Прищурившись, Фара посмотрела на него глазами цвета жидкого серебра, в которых было столько же загадок, как в звездах на ночном небе.
– Я хочу
Беззащитная, болезненная честность в ее голосе вонзилась в Дориана, как отравленная стрела, и он почувствовал, как этот яд распространяется в его крови. Скоро он окажется полностью парализованным, став жертвой противостоящих сил, сражавшихся в нем, как два волка дерутся за доминирование. Два самых сильных чувства, известных человеку.
Дориан глубоко вдохнул аромат ее медового мыла и лавандовой воды, захвативших его обоняние с коварством римского легиона.

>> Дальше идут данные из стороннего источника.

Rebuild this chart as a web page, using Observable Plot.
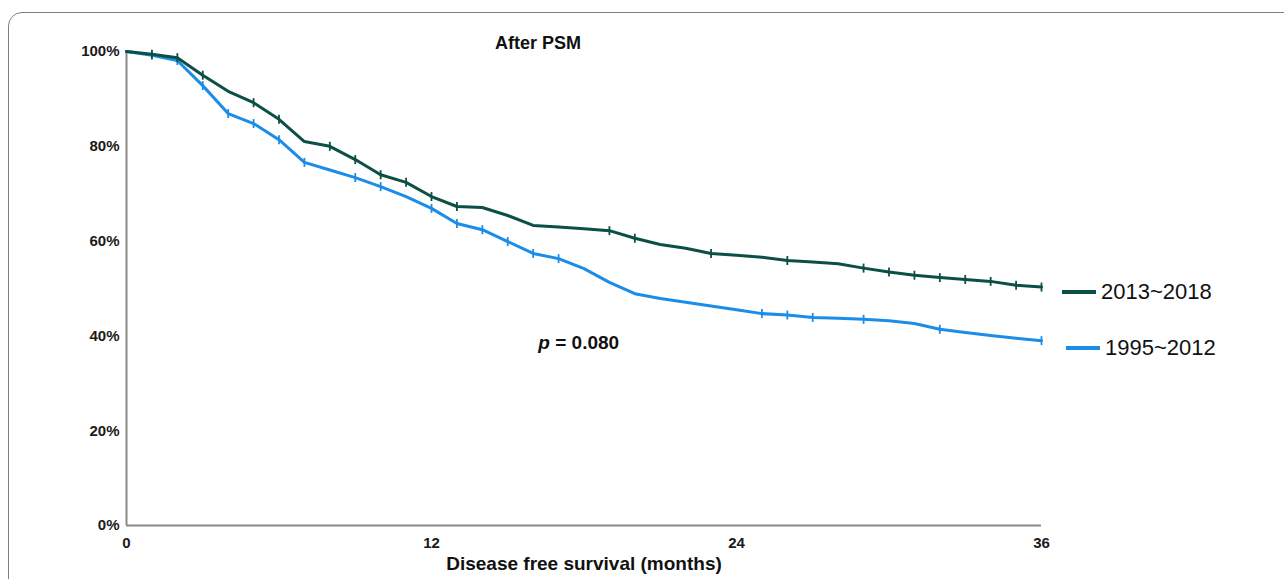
<!DOCTYPE html>
<html><head><meta charset="utf-8">
<script src="https://cdn.jsdelivr.net/npm/d3@7"></script>
<script src="https://cdn.jsdelivr.net/npm/@observablehq/plot@0.6"></script>
<style>
html,body{margin:0;padding:0;background:#fff;overflow:hidden;width:1284px;height:579px;position:relative;}
#frame{position:absolute;left:8px;top:12px;width:1320px;height:640px;border:1.5px solid #7f7f7f;border-radius:14px;box-sizing:border-box;}
#chart{position:absolute;left:0;top:0;}
.leg{position:absolute;height:30px;font-family:"Liberation Sans",Arial,sans-serif;font-size:22px;color:#111;display:flex;align-items:center;white-space:nowrap;}
.leg .sw{display:inline-block;width:34px;height:4px;margin-right:5px;}
</style></head><body>
<div id="frame"></div>
<div id="chart"></div>
<div id="legend"></div>
<script>
// ---- data ----
const months = [0,1,2,3,4,5,6,7,8,9,10,11,12,13,14,15,16,17,18,19,20,21,22,23,24,25,26,27,28,29,30,31,32,33,34,35,36];
const seriesNames = ["2013~2018", "1995~2012"];
const seriesColors = ["#0c4f45", "#1b8de8"];
const surv2013 = [100,99.4,98.7,95.0,91.6,89.2,85.7,81.0,80.0,77.2,74.0,72.4,69.4,67.3,67.1,65.4,63.3,63.0,62.6,62.2,60.6,59.3,58.5,57.4,57.0,56.6,55.9,55.6,55.2,54.3,53.5,52.8,52.3,51.9,51.5,50.7,50.3];
const surv1995 = [100,99.2,98.1,92.8,86.9,84.8,81.4,76.6,75.0,73.4,71.5,69.4,66.9,63.7,62.4,59.9,57.4,56.3,54.2,51.3,48.9,47.9,47.1,46.3,45.5,44.7,44.4,43.9,43.7,43.5,43.2,42.6,41.4,40.7,40.1,39.5,39.0];
const censor2013 = [1,2,3,5,6,8,9,10,11,12,13,19,20,23,26,29,30,31,32,33,34,35,36];
const censor1995 = [1,2,3,4,5,6,7,9,10,12,13,14,15,16,17,25,26,27,29,32,36];
const xTicks = [0,12,24,36];
const yTicks = [0,20,40,60,80,100];
const titleText = "After PSM";
const xLabel = "Disease free survival (months)";
const pSymbol = "p";
const pValueText = "= 0.080";
const pPos = {month: 16.2, surv: 38.6};

// ---- build tables ----
const survBySeries = {"2013~2018": surv2013, "1995~2012": surv1995};
const censorBySeries = {"2013~2018": censor2013, "1995~2012": censor1995};
const lineRows = s => months.map((m, i) => ({series: s, month: m, surv: survBySeries[s][i]}));
const censorRows = s => censorBySeries[s].map(m => ({series: s, month: m, surv: survBySeries[s][months.indexOf(m)]}));

const tickSymbol = {draw(context, size) { const r = Math.sqrt(size / Math.PI); context.moveTo(0, -r); context.lineTo(0, r); }};
const font = "'Liberation Sans', Arial, sans-serif";

const plot = Plot.plot({
  width: 1284, height: 579,
  marginLeft: 126, marginRight: 243, marginTop: 51, marginBottom: 54,
  style: {fontFamily: font, background: "transparent", overflow: "visible"},
  x: {domain: [0, 36]},
  y: {domain: [0, 100]},
  color: {domain: seriesNames, range: seriesColors},
  marks: [
    Plot.axisX({ticks: xTicks, tickSize: 0, tickPadding: 12, label: null, fontSize: 15, fontWeight: "bold", fill: "#1a1a1a"}),
    Plot.axisY({ticks: yTicks, tickSize: 0, tickPadding: 7, tickFormat: d => d + "%", label: null, fontSize: 15, fontWeight: "bold", fill: "#1a1a1a"}),
    Plot.ruleY([0], {stroke: "#8a8a8a", strokeWidth: 2}),
    Plot.ruleX([0], {y1: 0, y2: 100, stroke: "#8a8a8a", strokeWidth: 2}),
    Plot.line(lineRows("1995~2012"), {x: "month", y: "surv", stroke: "series", strokeWidth: 3}),
    Plot.dot(censorRows("1995~2012"), {x: "month", y: "surv", stroke: "series", fill: "none", symbol: tickSymbol, r: 4.5, strokeWidth: 1.8}),
    Plot.line(lineRows("2013~2018"), {x: "month", y: "surv", stroke: "series", strokeWidth: 3}),
    Plot.dot(censorRows("2013~2018"), {x: "month", y: "surv", stroke: "series", fill: "none", symbol: tickSymbol, r: 4.5, strokeWidth: 1.8}),
    Plot.text([titleText], {frameAnchor: "top", dx: -46, dy: -15, fontSize: 18, fontWeight: "bold", fill: "#111"}),
    Plot.text([xLabel], {frameAnchor: "bottom", dy: 44, fontSize: 19, fontWeight: "bold", fill: "#111"}),
    Plot.text([pPos], {x: "month", y: "surv", text: () => pSymbol, textAnchor: "start", fontSize: 19, fontWeight: "bold", fontStyle: "italic", fill: "#111"}),
    Plot.text([pPos], {x: "month", y: "surv", text: () => pValueText, textAnchor: "start", dx: 17, fontSize: 19, fontWeight: "bold", fill: "#111"})
  ]
});
document.getElementById("chart").appendChild(plot);

// ---- legend ----
const legendPos = [{left: 1062, top: 292}, {left: 1066, top: 347.5}];
const legend = document.getElementById("legend");
seriesNames.forEach((s, i) => {
  const d = document.createElement("div");
  d.className = "leg";
  d.style.left = legendPos[i].left + "px";
  d.style.top = (legendPos[i].top - 15) + "px";
  const sw = document.createElement("span");
  sw.className = "sw";
  sw.style.background = seriesColors[i];
  d.appendChild(sw);
  d.appendChild(document.createTextNode(s));
  legend.appendChild(d);
});
</script>
</body></html>
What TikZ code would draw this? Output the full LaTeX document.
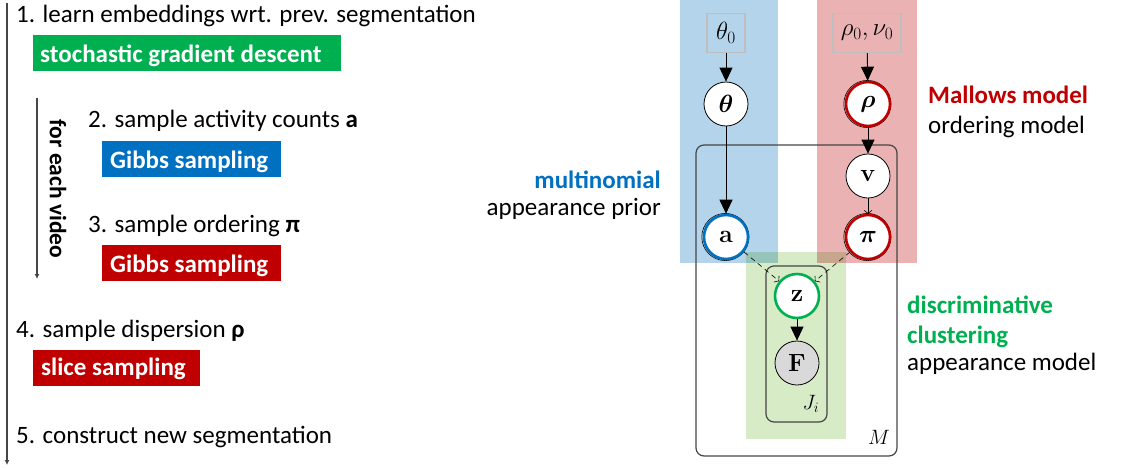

– Что ж, пусть это будет на вашей совести, – произнес он, проходя мимо Фары к двери. – Мы поженимся завтра утром, – объявил он и захлопнул за собой дверь.
Глава 11
Фару поразило, что Франкенштейн… то есть Фрэнк Уолтерз, не помнил своего христианского имени, но был в состоянии вспомнить рецепт индийского карри с бесконечным количеством экзотических специй.
Когда Мердок пришел одеть ее в чистую, хоть и немного старомодную, белую кружевную сорочку и длинную юбку из тяжелого шерстяного пледа цвета клана Маккензи, Фара сделала все, чтобы унять его беспокойство и убедить его, что она не пострадала после стычки с Блэквеллом в ванной комнате, а затем стремительно направилась в кухню.
Возможно, все, чего требовала сложившаяся ситуация, – это много пирогов.
Фара застала Фрэнка терпеливо надрывавшимся над роскошным пиршеством и провела остаток послеполуденного времени, пробуя его еду, снимая пробы с вина и изо всех сил стараясь забыть о том, что завтра в церкви она скрепит свою клятву с дьяволом.
После этого она будет принадлежать ему.
Ее тело будет принадлежать ему. В половине девятого, стоя в роскошной столовой комнате, Фара изучала пейзажное полотно с изображением Бен-Мора, подозрительно смахивавшее на работу кисти Томаса Коула, американского художника-пейзажиста. Лакей Грегори Тэллоу, которого она узнала по серьезному заиканию, разжег свечи в неприличном количестве канделябров для человека, обедавшего в одиночестве. Облака и закат над горными вершинами были настолько естественными, что Фара потянулась к картине в надежде поймать вечер, прежде чем он исчезнет.
– Я питаю слабость к американским художникам, которые работают в романском стиле, – раздался голос Блэквелла из тени у двери в столовую.
Отдернув руку от полотна, Фара повернулась к нему лицом.
– Да? – Ее раздражало, что каждый раз, когда она заявляла о своем присутствии, у нее появлялось ощущение, что он некоторое время наблюдал за ней, и она замечала его лишь тогда, когда ему этого хотелось.
Фара сделала бодрящий глоток вина, не обращая внимания, что ее лицо уже покраснело, а кровь разогрелась от нескольких бокалов, выпитых в течение дня.
– М-мастер Блэк-к-квелл! – Лакей вытянулся перед ним, будто приветствовал британского полковника, поправив галстук-бабочку и пригладив редеющие светлые волосы. – М-м-мы под-думал-ли, что в-в-ы пообед-дает-те в своем каб-бинете. Как об-б-б…
– Я понял, – мягко остановил его Дориан, заметив, что речь лакея совсем подводит его.
Тэллоу, худощавого телосложения и невысокого роста, густо покраснел и отказался смотреть в сторону Фары.
– Уолтерз уж-же прислал п-поднос.
Подозрительно много англичан работало в этом шотландском замке. Неужели все они были преступниками?
Фара почувствовала жалость к этому человечку, вибрировавшему с нервной энергией лесного оленя, который, казалось, так же легко был готов скрыться в лесной чаще при малейшей провокации.
– Я вижу. Но я решил присоединиться за обедом к своей невесте, – сообщил Блэквелл.
Фара не знала, чьи глаза расширились больше при слове «невеста», ее или лакея. Тэллоу исчез, не проронив больше ни единого сложного слова.